# Collected material:

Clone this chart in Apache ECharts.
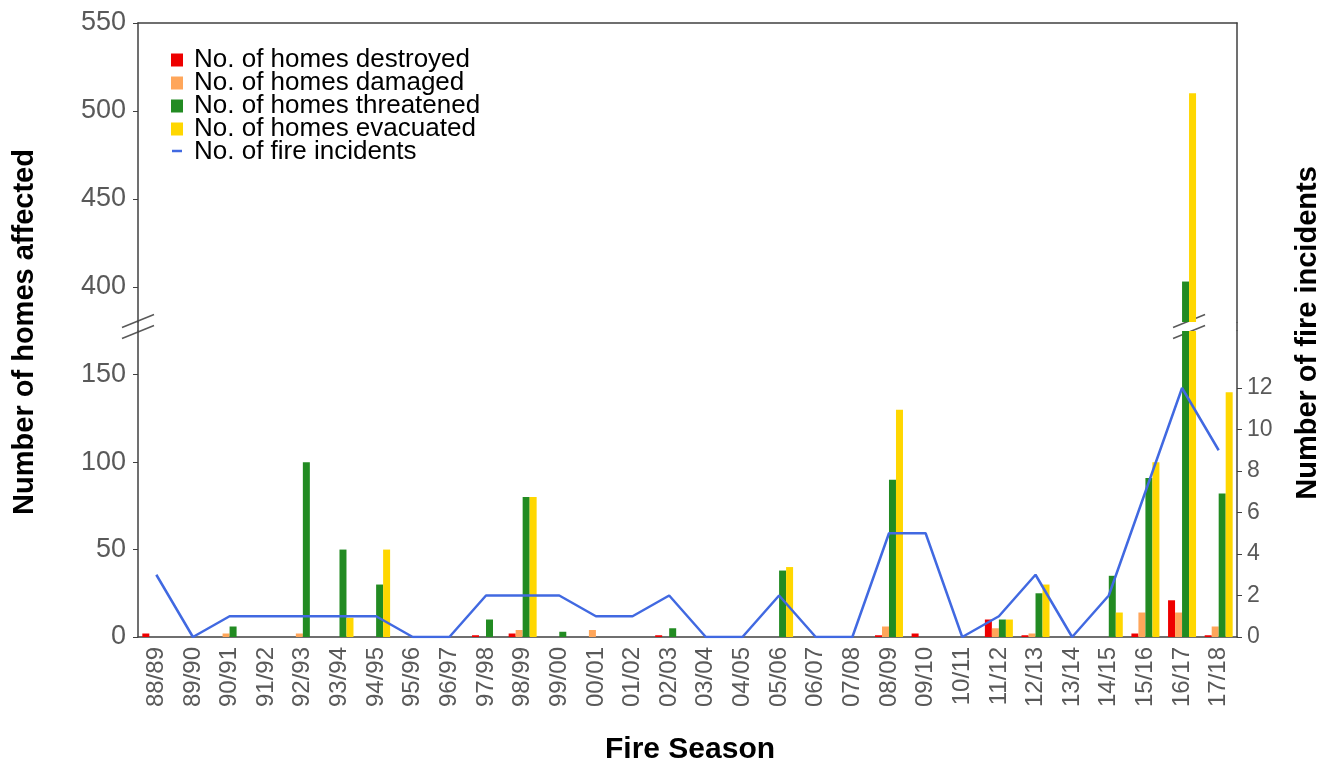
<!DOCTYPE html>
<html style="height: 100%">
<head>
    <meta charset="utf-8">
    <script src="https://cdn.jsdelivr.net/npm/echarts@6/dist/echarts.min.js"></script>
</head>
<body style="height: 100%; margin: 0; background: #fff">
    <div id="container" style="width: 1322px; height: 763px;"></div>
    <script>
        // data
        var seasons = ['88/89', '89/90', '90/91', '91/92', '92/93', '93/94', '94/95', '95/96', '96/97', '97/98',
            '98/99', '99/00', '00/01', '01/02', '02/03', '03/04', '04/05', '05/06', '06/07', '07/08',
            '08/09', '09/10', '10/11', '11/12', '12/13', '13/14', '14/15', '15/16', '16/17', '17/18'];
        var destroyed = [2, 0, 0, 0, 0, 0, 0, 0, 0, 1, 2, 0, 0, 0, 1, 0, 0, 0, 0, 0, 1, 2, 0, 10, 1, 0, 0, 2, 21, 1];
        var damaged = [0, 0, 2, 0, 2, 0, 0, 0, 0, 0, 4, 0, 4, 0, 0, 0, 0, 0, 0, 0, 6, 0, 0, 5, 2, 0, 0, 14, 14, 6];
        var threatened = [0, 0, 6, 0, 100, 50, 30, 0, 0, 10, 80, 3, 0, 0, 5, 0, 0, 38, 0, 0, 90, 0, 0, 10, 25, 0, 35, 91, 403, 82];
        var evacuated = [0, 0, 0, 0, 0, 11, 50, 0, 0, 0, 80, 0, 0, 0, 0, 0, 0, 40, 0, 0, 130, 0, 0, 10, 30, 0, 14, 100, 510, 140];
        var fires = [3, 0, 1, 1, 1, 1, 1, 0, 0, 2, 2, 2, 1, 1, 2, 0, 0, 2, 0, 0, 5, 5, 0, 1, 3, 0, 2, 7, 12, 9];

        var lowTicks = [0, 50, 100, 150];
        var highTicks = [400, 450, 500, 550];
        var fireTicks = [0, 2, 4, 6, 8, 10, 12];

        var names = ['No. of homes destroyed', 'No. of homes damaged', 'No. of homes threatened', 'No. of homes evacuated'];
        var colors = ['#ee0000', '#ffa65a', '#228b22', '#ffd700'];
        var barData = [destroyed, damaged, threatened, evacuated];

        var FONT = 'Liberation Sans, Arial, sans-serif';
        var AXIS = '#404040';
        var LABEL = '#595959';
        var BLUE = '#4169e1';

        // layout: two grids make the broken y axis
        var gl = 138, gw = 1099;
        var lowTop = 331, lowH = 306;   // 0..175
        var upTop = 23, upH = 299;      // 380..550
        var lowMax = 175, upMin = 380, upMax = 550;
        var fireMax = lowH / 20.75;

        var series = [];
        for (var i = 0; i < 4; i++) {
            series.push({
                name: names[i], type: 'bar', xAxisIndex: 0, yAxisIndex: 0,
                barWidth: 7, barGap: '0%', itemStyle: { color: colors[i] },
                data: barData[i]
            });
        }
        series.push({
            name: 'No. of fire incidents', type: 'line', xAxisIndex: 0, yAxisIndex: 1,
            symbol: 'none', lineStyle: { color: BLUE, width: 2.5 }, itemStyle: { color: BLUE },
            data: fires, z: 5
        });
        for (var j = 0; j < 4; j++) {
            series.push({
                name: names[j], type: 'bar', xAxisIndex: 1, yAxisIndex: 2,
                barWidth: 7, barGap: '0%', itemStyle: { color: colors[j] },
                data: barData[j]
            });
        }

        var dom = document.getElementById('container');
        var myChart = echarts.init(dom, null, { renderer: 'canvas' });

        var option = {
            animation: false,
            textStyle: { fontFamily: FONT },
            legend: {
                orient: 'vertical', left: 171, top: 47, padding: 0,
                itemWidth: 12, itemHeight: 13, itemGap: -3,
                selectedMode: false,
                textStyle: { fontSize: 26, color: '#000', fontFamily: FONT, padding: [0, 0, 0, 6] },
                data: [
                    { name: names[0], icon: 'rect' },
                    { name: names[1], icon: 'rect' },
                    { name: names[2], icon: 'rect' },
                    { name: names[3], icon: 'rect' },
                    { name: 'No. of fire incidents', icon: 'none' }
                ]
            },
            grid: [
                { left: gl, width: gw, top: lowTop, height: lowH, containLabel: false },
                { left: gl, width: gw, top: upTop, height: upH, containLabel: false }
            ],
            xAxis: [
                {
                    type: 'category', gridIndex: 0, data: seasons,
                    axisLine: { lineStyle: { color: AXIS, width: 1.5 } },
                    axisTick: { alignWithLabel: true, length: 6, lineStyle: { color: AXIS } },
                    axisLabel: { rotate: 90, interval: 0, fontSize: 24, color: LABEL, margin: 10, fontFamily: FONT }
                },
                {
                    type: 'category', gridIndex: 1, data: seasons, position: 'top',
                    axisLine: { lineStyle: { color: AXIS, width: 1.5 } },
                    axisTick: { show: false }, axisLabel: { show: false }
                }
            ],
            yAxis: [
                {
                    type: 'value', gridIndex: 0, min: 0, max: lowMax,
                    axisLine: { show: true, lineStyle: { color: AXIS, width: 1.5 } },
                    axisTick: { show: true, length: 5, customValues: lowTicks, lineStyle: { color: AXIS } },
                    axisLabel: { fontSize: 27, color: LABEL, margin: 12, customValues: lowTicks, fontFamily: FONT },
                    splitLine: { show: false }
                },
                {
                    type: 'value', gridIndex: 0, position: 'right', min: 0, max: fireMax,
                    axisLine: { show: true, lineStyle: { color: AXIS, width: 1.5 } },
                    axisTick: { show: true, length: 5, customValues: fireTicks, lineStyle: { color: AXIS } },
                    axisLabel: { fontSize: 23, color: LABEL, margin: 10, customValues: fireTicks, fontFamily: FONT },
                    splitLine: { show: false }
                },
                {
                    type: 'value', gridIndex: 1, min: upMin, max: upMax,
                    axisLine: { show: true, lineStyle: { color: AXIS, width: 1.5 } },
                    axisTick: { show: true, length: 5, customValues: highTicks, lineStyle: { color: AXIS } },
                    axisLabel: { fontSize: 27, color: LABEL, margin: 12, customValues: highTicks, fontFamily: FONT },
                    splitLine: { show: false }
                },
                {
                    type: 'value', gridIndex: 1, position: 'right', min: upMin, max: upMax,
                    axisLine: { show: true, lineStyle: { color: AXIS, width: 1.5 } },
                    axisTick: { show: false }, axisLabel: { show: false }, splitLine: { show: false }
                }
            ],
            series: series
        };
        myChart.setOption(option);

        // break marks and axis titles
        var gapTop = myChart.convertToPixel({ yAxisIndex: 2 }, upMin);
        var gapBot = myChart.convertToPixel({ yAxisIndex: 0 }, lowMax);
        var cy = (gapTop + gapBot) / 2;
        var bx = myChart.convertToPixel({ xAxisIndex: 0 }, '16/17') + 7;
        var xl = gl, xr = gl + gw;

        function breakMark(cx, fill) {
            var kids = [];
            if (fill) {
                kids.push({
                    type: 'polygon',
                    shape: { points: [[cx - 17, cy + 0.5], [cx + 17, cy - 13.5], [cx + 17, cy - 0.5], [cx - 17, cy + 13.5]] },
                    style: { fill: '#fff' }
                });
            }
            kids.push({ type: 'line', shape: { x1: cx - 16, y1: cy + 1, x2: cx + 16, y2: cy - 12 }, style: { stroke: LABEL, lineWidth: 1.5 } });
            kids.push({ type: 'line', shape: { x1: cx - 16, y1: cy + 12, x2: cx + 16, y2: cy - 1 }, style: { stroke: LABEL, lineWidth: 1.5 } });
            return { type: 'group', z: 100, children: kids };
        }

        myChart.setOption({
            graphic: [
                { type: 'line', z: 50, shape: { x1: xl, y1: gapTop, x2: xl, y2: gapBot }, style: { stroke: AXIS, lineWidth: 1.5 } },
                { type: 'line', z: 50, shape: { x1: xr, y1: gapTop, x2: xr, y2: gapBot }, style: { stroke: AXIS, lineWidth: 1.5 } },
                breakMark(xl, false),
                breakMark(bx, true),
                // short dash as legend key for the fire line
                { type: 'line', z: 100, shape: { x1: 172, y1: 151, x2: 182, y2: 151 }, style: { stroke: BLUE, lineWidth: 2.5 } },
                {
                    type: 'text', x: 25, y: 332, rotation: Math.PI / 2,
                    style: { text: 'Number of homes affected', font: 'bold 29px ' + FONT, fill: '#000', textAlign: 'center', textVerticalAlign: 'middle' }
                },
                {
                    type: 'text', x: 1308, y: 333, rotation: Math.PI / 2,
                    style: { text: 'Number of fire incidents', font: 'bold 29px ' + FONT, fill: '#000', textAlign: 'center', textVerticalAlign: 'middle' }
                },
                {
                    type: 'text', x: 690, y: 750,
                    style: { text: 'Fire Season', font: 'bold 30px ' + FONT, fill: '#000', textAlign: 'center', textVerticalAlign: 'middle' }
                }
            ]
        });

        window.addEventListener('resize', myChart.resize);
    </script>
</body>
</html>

# Task description:
Repeat, with no pictures, each line from the beginning of the data through the line containing "var fireTicks = [0, 2, 4, 6, 8, 10, 12];", inclusive.

# The reply:
Clone this chart in Apache ECharts.
<!DOCTYPE html>
<html style="height: 100%">
<head>
    <meta charset="utf-8">
    <script src="https://cdn.jsdelivr.net/npm/echarts@6/dist/echarts.min.js"></script>
</head>
<body style="height: 100%; margin: 0; background: #fff">
    <div id="container" style="width: 1322px; height: 763px;"></div>
    <script>
        // data
        var seasons = ['88/89', '89/90', '90/91', '91/92', '92/93', '93/94', '94/95', '95/96', '96/97', '97/98',
            '98/99', '99/00', '00/01', '01/02', '02/03', '03/04', '04/05', '05/06', '06/07', '07/08',
            '08/09', '09/10', '10/11', '11/12', '12/13', '13/14', '14/15', '15/16', '16/17', '17/18'];
        var destroyed = [2, 0, 0, 0, 0, 0, 0, 0, 0, 1, 2, 0, 0, 0, 1, 0, 0, 0, 0, 0, 1, 2, 0, 10, 1, 0, 0, 2, 21, 1];
        var damaged = [0, 0, 2, 0, 2, 0, 0, 0, 0, 0, 4, 0, 4, 0, 0, 0, 0, 0, 0, 0, 6, 0, 0, 5, 2, 0, 0, 14, 14, 6];
        var threatened = [0, 0, 6, 0, 100, 50, 30, 0, 0, 10, 80, 3, 0, 0, 5, 0, 0, 38, 0, 0, 90, 0, 0, 10, 25, 0, 35, 91, 403, 82];
        var evacuated = [0, 0, 0, 0, 0, 11, 50, 0, 0, 0, 80, 0, 0, 0, 0, 0, 0, 40, 0, 0, 130, 0, 0, 10, 30, 0, 14, 100, 510, 140];
        var fires = [3, 0, 1, 1, 1, 1, 1, 0, 0, 2, 2, 2, 1, 1, 2, 0, 0, 2, 0, 0, 5, 5, 0, 1, 3, 0, 2, 7, 12, 9];

        var lowTicks = [0, 50, 100, 150];
        var highTicks = [400, 450, 500, 550];
        var fireTicks = [0, 2, 4, 6, 8, 10, 12];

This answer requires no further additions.